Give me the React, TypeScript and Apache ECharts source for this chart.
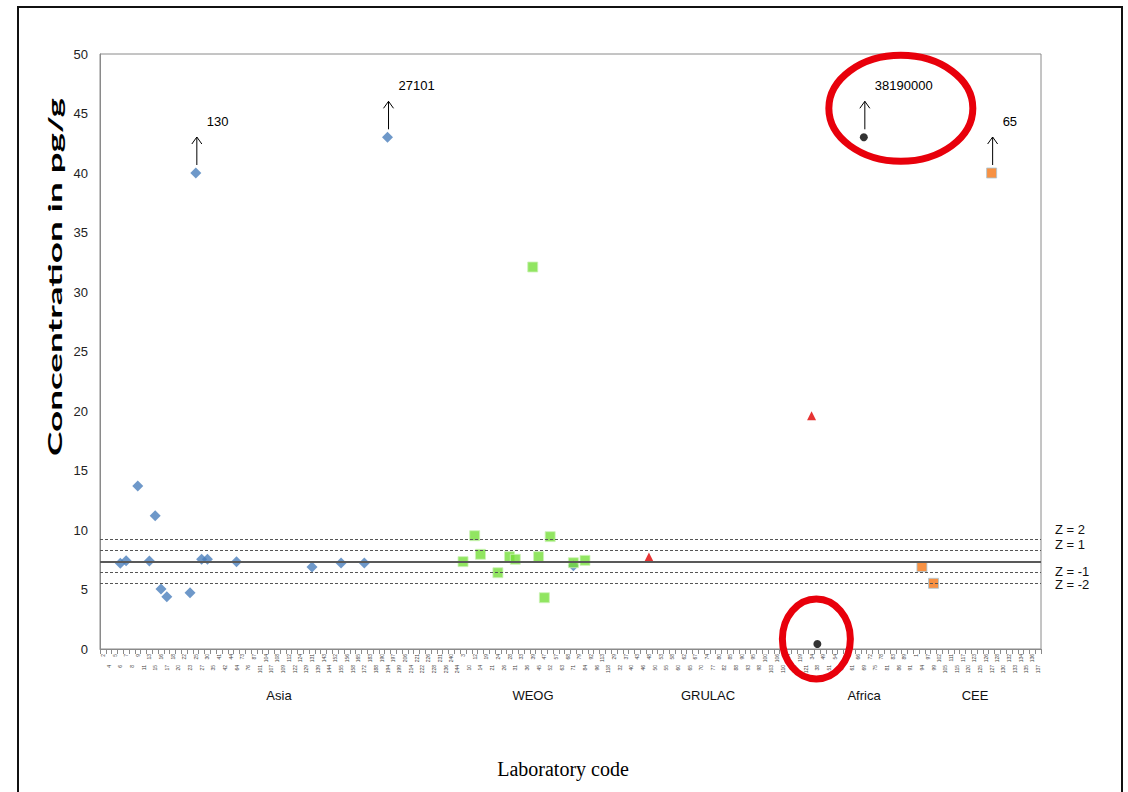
import React, { useEffect, useRef } from "react";
import * as echarts from "echarts";

// Laboratory codes per region (x-axis categories)
const asiaLabs = ["2","4","5","6","7","8","9","11","13","15","16","17","18","20","22","23","25","27","30","35","41","42","44","64","73","76","87","101","104","107","108","109","112","122","124","129","131","139","143","144","152","155","156","158","165","172","183","188","190","194","197","199","206","214","221","222","226","228","231","236","240","244"];
const weogLabs = ["3","10","12","14","19","21","24","26","28","31","33","36","39","45","47","52","57","63","68","71","79","84","92","96","113","118"];
const grulacLabs = ["29","32","37","40","43","46","48","50","53","55","58","60","62","65","67","70","74","77","80","82","85","88","90","93","95","98","100","103","106","110","114","116","119","121"];
const africaLabs = ["34","38","49","51","54","56","59","61","66","69","72","75","78","81","83","86","89","91"];
const ceeLabs = ["1","94","97","99","102","105","111","115","117","120","123","125","126","127","128","130","132","133","134","135","136","137"];
const regions = ["Asia", "WEOG", "GRULAC", "Africa", "CEE"];

// [category index, concentration pg/g]
const asiaPoints = [[3,7.2],[4,7.42],[6,13.7],[8,7.39],[9,11.2],[10,5.04],[11,4.39],[15,4.73],[16,40],[17,7.54],[18,7.54],[23,7.34],[36,6.9],[41,7.23],[45,7.23],[49,43],[81,7.0]];
const weogPoints = [[62,7.34],[64,9.52],[65,7.96],[68,6.41],[70,7.76],[71,7.54],[74,32.1],[75,7.76],[76,4.31],[77,9.44],[81,7.25],[83,7.45]];
const redPoints = [[94,7.73],[122,19.6]];
const blackPoints = [[123,0.42],[131,43]];
const ceePoints = [[141,6.92],[143,5.52],[153,40]];

// assigned value and z-score lines
const zLines = [
  { label: "Z = 2", value: 9.19, dashed: true, dy: -10 },
  { label: "Z = 1", value: 8.27, dashed: true, dy: -6 },
  { label: "", value: 7.35, dashed: false, dy: 0 },
  { label: "Z = -1", value: 6.43, dashed: true, dy: -1 },
  { label: "Z = -2", value: 5.51, dashed: true, dy: 1 },
];

// outliers shown at top with their real value
const outliers = [
  { idx: 16, val: 40, text: "130" },
  { idx: 49, val: 43, text: "27101" },
  { idx: 131, val: 43, text: "38190000" },
  { idx: 153, val: 40, text: "65" },
];

const regionLabelX = [279, 533, 708, 864, 975];

export default function App() {
  const ref = useRef<HTMLDivElement>(null);
  useEffect(() => {
    if (!ref.current) return;
    const chart = echarts.init(ref.current, null, { renderer: "svg" });
    const labs = [...asiaLabs, ...weogLabs, ...grulacLabs, ...africaLabs, ...ceeLabs];
    const option: any = {
      animation: false,
      backgroundColor: "#fff",
      grid: { left: 100, right: 87, top: 54, bottom: 143, show: true, borderColor: "#8a8a8a", borderWidth: 1 },
      xAxis: {
        type: "category",
        data: labs,
        boundaryGap: true,
        axisLine: { show: true, lineStyle: { color: "#8a8a8a" } },
        axisTick: { show: true, length: 5, lineStyle: { color: "#8a8a8a" }, interval: 0 },
        axisLabel: {
          rotate: 90,
          interval: 0,
          margin: 5,
          fontSize: 5,
          color: "#444",
          fontFamily: "Liberation Sans",
          formatter: (v: string, i: number) => (i % 2 === 0 ? `{a|${v}}` : `{a|${v}}{s|}`),
          rich: {
            a: { fontSize: 5, color: "#444", fontFamily: "Liberation Sans" },
            s: { width: 11, fontSize: 5 },
          },
        },
        splitLine: { show: false },
      },
      yAxis: {
        type: "value",
        min: 0,
        max: 50,
        interval: 5,
        axisLine: { show: true, lineStyle: { color: "#8a8a8a" } },
        axisTick: { show: false },
        splitLine: { show: false },
        axisLabel: { color: "#222", fontSize: 13, fontFamily: "Liberation Sans", margin: 12 },
      },
      series: [
        {
          type: "scatter",
          data: [],
          markLine: {
            silent: true,
            symbol: "none",
            label: { show: false },
            data: zLines.map((z) => ({
              yAxis: z.value,
              lineStyle: z.dashed
                ? { type: [3, 2], color: "#555", width: 1 }
                : { type: "solid", color: "#595959", width: 2 },
            })),
          },
        },
        { type: "scatter", symbol: "diamond", symbolSize: 11, data: asiaPoints, itemStyle: { color: "#4A7EBB" } },
        { type: "scatter", symbol: "rect", symbolSize: 10, data: weogPoints, itemStyle: { color: "#76DF3A", borderColor: "#cdf2b8", borderWidth: 1 } },
        { type: "scatter", symbol: "triangle", symbolSize: 9, data: redPoints, itemStyle: { color: "#E00000" } },
        { type: "scatter", symbol: "circle", symbolSize: 8, data: blackPoints, itemStyle: { color: "#000" } },
        { type: "scatter", symbol: "rect", symbolSize: 10, data: ceePoints, itemStyle: { color: "#F57514", borderColor: "#a9c6d6", borderWidth: 1 } },
      ],
    };
    chart.setOption(option);

    const px = (i: number, v: number) => chart.convertToPixel({ seriesIndex: 1 }, [i, v]) as number[];
    const graphics: any[] = [];
    graphics.push({
      type: "rect",
      shape: { x: 18, y: 7, width: 1104, height: 800 },
      style: { fill: "none", stroke: "#111", lineWidth: 2 },
      z: 10,
    });
    // y axis title, stretched along its length like the reference
    const title = "Concentration in pg/g";
    const titleFont = "bold 18px Lato";
    let tw = 200;
    try {
      const ctx = document.createElement("canvas").getContext("2d");
      if (ctx) { ctx.font = titleFont; tw = ctx.measureText(title).width; }
    } catch (e) {}
    graphics.push({
      type: "text",
      x: 55,
      y: 277,
      rotation: Math.PI / 2,
      scaleX: 358 / tw,
      style: { text: title, font: titleFont, fill: "#000", textAlign: "center", textVerticalAlign: "middle" },
    });
    graphics.push({
      type: "text",
      x: 563,
      y: 769,
      style: { text: "Laboratory code", font: "20px 'Liberation Serif'", fill: "#000", textAlign: "center", textVerticalAlign: "middle" },
    });
    regions.forEach((r, k) => {
      graphics.push({
        type: "text",
        x: regionLabelX[k],
        y: 695,
        style: { text: r, font: "13px 'Liberation Sans'", fill: "#111", textAlign: "center", textVerticalAlign: "middle" },
      });
    });
    zLines.forEach((z) => {
      if (!z.label) return;
      const p = px(0, z.value);
      graphics.push({
        type: "text",
        x: 1055,
        y: p[1] + z.dy,
        style: { text: z.label, font: "13px 'Liberation Sans'", fill: "#111", textAlign: "left", textVerticalAlign: "middle" },
      });
    });
    outliers.forEach((o) => {
      const p = px(o.idx, o.val);
      const ax = p[0] + 1;
      const bottom = p[1] - 8;
      const top = p[1] - 36;
      graphics.push({ type: "line", shape: { x1: ax, y1: bottom, x2: ax, y2: top }, style: { stroke: "#000", lineWidth: 1 } });
      graphics.push({ type: "polyline", shape: { points: [[ax - 5, top + 7], [ax, top], [ax + 5, top + 7]] }, style: { stroke: "#000", lineWidth: 1, fill: "none" } });
      graphics.push({
        type: "text",
        x: p[0] + 11,
        y: p[1] - 52,
        style: { text: o.text, font: "13px 'Liberation Sans'", fill: "#000", textAlign: "left", textVerticalAlign: "middle" },
      });
    });
    // red highlight ellipses around the Africa flagged results
    const e1 = px(blackPoints[1][0], blackPoints[1][1]);
    const e2 = px(blackPoints[0][0], blackPoints[0][1]);
    graphics.push({ type: "ellipse", shape: { cx: e1[0] + 37, cy: e1[1] - 29, rx: 72, ry: 53 }, style: { fill: "none", stroke: "#E8000B", lineWidth: 7 }, z: 20 });
    graphics.push({ type: "ellipse", shape: { cx: e2[0] - 1, cy: e2[1] - 5, rx: 34, ry: 40 }, style: { fill: "none", stroke: "#E8000B", lineWidth: 7 }, z: 20 });
    chart.setOption({ graphic: graphics });

    return () => chart.dispose();
  }, []);
  return <div ref={ref} style={{ position: "fixed", left: 0, top: 0, width: 1128, height: 792 }} />;
}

──────

## WHAT NEEDS TO BE DONE
Take the lines from the start of the material to the line with "import * as", both included, and transcribe them exactly without the pictures.

## FULL SOLUTION
Give me the React, TypeScript and Apache ECharts source for this chart.
import React, { useEffect, useRef } from "react";
import * as echarts from "echarts";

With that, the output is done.